--- Begin ---
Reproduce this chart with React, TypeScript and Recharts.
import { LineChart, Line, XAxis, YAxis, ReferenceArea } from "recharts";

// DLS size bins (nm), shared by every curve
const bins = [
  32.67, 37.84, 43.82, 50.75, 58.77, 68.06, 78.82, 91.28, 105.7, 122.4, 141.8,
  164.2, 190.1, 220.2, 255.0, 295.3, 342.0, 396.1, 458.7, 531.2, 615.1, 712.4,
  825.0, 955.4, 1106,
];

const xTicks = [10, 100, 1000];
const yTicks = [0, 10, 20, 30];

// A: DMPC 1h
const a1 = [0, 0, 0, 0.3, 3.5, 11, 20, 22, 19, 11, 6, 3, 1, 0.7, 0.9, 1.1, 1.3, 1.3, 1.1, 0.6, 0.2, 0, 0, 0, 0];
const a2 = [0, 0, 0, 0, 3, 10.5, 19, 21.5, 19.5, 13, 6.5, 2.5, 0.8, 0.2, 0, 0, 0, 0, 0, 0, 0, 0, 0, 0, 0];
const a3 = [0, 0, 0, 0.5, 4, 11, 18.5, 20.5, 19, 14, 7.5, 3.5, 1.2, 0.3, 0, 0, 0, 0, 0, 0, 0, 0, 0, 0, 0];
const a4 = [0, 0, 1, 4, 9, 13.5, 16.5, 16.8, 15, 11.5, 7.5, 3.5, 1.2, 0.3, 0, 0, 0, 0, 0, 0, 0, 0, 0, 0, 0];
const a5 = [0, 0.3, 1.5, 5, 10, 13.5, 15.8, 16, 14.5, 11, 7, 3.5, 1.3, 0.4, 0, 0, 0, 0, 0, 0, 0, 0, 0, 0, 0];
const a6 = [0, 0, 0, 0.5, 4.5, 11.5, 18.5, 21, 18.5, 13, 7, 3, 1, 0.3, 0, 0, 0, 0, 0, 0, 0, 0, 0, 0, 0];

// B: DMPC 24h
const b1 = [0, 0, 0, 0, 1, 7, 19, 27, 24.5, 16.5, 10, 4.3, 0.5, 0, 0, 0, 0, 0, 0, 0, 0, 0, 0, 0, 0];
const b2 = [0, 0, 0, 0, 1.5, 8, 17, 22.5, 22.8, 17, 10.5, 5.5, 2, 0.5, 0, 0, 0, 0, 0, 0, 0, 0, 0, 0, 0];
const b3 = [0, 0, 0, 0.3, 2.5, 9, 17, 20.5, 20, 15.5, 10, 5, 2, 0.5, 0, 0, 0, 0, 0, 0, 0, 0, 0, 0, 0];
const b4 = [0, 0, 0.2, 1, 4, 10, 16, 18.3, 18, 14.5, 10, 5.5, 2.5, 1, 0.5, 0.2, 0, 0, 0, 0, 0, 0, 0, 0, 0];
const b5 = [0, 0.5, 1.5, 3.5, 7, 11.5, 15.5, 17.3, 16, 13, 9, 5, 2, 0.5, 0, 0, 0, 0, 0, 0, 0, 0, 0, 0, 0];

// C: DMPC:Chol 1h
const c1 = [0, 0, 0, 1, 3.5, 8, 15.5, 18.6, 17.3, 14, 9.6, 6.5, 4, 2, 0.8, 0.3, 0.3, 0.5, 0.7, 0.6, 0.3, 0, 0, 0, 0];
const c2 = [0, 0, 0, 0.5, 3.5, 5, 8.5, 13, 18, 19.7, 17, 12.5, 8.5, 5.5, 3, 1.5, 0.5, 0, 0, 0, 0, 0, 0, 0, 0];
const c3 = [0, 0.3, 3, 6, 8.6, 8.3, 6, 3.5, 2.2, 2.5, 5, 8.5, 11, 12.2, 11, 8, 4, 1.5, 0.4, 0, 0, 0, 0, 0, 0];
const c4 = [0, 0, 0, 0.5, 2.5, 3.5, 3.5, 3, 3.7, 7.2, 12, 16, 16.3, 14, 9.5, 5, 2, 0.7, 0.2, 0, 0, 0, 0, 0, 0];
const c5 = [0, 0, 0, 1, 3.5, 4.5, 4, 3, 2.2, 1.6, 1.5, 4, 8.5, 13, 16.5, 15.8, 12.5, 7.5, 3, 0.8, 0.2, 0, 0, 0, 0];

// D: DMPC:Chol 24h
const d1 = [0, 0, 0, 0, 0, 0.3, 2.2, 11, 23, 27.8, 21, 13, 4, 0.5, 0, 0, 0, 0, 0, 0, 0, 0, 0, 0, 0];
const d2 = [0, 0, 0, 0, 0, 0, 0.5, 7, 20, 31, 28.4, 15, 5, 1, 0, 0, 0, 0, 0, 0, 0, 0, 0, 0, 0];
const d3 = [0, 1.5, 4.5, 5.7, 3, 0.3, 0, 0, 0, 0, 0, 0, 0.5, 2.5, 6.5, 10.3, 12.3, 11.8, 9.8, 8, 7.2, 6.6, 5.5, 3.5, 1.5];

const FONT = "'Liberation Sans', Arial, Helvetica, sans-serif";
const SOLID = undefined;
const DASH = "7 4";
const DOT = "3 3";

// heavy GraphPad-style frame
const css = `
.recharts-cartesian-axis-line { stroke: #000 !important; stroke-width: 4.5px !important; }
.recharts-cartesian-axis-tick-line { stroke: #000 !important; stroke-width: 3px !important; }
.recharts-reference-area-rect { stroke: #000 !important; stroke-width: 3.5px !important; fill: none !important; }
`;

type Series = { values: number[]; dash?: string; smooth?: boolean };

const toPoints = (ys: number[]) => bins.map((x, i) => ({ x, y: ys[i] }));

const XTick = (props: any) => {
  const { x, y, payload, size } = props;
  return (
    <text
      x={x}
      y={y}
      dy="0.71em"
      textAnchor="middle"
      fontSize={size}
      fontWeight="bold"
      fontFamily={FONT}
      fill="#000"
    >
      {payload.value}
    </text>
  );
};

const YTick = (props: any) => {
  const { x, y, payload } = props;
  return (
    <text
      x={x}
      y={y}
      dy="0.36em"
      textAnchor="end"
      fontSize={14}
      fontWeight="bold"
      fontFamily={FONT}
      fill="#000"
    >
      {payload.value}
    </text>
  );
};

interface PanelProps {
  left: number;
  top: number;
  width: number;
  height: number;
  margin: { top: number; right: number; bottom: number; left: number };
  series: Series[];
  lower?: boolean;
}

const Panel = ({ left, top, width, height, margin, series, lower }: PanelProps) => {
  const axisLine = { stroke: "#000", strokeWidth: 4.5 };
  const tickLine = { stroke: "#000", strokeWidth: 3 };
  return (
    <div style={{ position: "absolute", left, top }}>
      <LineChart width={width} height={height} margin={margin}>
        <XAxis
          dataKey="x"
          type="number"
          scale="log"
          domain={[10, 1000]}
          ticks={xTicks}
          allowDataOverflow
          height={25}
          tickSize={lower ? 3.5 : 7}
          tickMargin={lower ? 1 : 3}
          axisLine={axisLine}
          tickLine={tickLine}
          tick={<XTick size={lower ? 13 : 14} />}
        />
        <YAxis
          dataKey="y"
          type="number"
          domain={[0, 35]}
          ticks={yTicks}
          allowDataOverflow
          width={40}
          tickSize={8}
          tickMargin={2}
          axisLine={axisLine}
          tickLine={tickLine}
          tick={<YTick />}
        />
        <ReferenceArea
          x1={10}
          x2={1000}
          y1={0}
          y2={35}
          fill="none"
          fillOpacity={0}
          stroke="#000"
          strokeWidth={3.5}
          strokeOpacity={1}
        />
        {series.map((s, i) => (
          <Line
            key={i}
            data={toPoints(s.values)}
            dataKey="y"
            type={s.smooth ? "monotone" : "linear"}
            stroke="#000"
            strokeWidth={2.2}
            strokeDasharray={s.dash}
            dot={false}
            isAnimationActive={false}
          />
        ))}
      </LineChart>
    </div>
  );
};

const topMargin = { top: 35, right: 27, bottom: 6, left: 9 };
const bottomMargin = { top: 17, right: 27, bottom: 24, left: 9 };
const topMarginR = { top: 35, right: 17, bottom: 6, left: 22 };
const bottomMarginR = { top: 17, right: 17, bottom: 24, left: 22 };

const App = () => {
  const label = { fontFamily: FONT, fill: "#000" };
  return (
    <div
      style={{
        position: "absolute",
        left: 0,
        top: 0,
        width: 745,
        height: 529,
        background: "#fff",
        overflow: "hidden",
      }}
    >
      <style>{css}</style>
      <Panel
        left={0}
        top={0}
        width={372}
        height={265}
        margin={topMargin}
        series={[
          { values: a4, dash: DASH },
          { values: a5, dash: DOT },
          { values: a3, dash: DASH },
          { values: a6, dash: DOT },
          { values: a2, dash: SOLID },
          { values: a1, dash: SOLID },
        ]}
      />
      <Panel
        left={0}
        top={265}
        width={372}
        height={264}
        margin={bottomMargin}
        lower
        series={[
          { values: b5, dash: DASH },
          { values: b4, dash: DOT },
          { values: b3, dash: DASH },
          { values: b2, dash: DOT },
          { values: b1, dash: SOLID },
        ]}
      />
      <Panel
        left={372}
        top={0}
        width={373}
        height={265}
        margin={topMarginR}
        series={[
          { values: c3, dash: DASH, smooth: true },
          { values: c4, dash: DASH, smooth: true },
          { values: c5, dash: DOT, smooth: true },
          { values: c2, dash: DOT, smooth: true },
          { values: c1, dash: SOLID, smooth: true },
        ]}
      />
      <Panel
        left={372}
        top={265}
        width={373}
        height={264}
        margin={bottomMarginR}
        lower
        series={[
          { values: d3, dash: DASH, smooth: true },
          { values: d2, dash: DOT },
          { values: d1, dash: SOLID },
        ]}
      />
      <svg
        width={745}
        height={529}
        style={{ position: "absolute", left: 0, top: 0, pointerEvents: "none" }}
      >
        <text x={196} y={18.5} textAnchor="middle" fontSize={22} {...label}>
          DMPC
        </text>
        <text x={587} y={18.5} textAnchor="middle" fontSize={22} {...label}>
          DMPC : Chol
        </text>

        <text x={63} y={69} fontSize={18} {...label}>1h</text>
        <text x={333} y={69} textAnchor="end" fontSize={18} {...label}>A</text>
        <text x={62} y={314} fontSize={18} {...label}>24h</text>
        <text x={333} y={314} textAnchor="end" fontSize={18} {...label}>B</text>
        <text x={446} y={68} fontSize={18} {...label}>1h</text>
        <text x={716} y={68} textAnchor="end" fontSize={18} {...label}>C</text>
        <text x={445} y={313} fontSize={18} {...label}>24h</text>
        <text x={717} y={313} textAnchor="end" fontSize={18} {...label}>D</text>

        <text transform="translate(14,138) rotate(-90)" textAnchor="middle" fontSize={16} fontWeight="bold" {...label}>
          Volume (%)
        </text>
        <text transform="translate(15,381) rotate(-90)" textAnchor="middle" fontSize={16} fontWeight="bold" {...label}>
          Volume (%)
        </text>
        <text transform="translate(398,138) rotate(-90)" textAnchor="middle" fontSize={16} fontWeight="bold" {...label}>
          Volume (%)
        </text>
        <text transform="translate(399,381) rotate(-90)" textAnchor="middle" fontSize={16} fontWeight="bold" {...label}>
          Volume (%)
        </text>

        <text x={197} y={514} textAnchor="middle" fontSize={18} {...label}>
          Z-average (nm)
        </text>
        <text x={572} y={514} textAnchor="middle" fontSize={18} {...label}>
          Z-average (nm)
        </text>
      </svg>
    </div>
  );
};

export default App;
--- End ---
**WHAT NEEDS TO BE DONE**
Emit, unaltered, the lines from the top of the listing down through the line that holds "const yTicks = [0, 10, 20, 30];"; emit nothing else.

**COMPLETED TASK**
Reproduce this chart with React, TypeScript and Recharts.
import { LineChart, Line, XAxis, YAxis, ReferenceArea } from "recharts";

// DLS size bins (nm), shared by every curve
const bins = [
  32.67, 37.84, 43.82, 50.75, 58.77, 68.06, 78.82, 91.28, 105.7, 122.4, 141.8,
  164.2, 190.1, 220.2, 255.0, 295.3, 342.0, 396.1, 458.7, 531.2, 615.1, 712.4,
  825.0, 955.4, 1106,
];

const xTicks = [10, 100, 1000];
const yTicks = [0, 10, 20, 30];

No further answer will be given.